© JUNGE FREIHEIT Verlag GmbH & Co. www.jungefreiheit.de 09/07 23. Februar 2007

In einem Land ohne Heimat
Film: "Der 'Rebell'"
Martin Lichtmesz

Terror und Radikalismus sind sexy, wie die RAF-Konjunktur anläßlich der Debatte über die vorzeitige Freilassung von Brigitte Mohnhaupt und Christian Klar suggeriert. Der "deutsche Herbst" und "Baader-Meinhof" sind zu Pop-Mythen geworden, die gegen moralische Einwände beinah immun sind. Warum sollte eine Gesellschaft, in der Che Guevara eine allgemein akzeptierte populäre Ikone ist, mit Andreas Baader allzu streng ins Gericht gehen?

Der Spaß hört erst dann auf, wenn die Gewalt nicht mehr von links, sondern von rechts kommt. Die Filmversion der 2004 erschienenen Biographie Odfried Hepps, seines Zeichens "Neonazi, Terrorist, Aussteiger", setzt anders als das Buch den Titel "Der 'Rebell'" in Anführungsstriche: "Richtiges" Rebellentum gesteht man wohl nur der Linken zu.

Hepp indessen kann es locker mit Baader aufnehmen, was Abenteuerlust, Fanatismus und Outlaw-Romantik betrifft.
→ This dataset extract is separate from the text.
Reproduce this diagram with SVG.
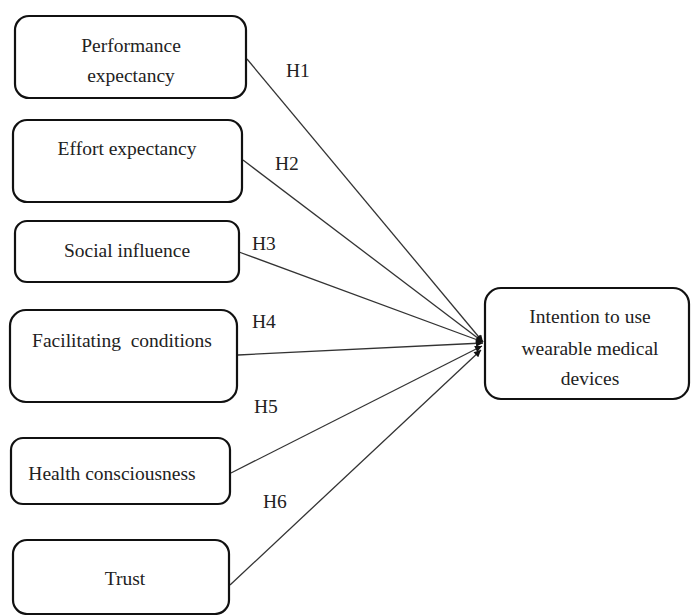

Auch Hepp ist ein Kind der "bleiernen Zeit" der siebziger Jahre. Der 1958 Geborene wuchs in einem "völkischen" Milieu auf, sein Vater war Mitglied der Deutschgläubigen Gemeinschaft. Als Jugendlicher war Hepp unter anderem in der Wiking-Jugend und in verschiedenen Wehrsportgruppen tätig. Die Zeltlager mit Runenfahnen und Uniformen mündeten bald in einem neonazistischen Mummenschanz, ähnlich den zeitgleich entstehenden "SA"-Truppen Michael Kühnens.

Hepps Aggression richtete sich ähnlich wie bei der frühen RAF in erster Linie gegen die US-amerikanischen Besatzer, die er des "schleichenden Völkermordes" bezichtigte. Bald zeichnete er für Bombenanschläge auf Angehörige der US-Armee und deren Einrichtungen verantwortlich. In PLO-Lagern im Libanon übte Hepp den Guerilla-Kampf ein. 1982 veröffentlichte die Hepp-Kexel-Gruppe ein antiimperialistisch-antikapitalistisches Manifest mit dem Titel "Abschied vom Hitlerismus". Letzterer habe "das deutsche Volk konsequent in das Verderben von 1945 geführt, in dem wir heute noch stecken". Das Manifest verurteilte weiter den "bürgerlichen Nationalismus", erklärte den Gegensatz von "Rechts und Links" für überholt und enthielt ein indirektes Bündnisangebot an die RAF. Der Neonazi war zum Nationalrevolutionär geworden.

Hepp erhielt massive Unterstützung von der Stasi, die ihm schließlich 1984 half, in Marseille unterzutauchen. Dort lernte er die große Liebe seines Lebens kennen - ausgerechnet eine Farbige. Allmählich wandte sich Hepp von Gewalt und Fanatismus ab. Er wurde 1987 an die BRD ausgeliefert und zu zehneinhalb Jahren Haft verurteilt. Der 1993 entlassene Hepp ist inzwischen ins bürgerliche Leben zurückgekehrt.

Im Mittelpunkt des Films "Der 'Rebell'" steht Odfried Hepp selbst, der sich freimütig über seine Laufbahn äußert. "Deutschland wurde seelisch enterbt und enteignet ...Wir leben in einem Land ohne Heimat", schrieb Hans-Jürgen Syberberg 1978 angesichts des RAF-Terrors. "Soviel Unterdrückung eigener Tradition und seines Wesens mußte Aggressionen hervorrufen, auf deutsche Weise, radikal und fanatisch."

Der Film von Jan Peter und Yury Winterberg liefert einen wertvollen Beitrag, diese Zusammenhänge zu verstehen.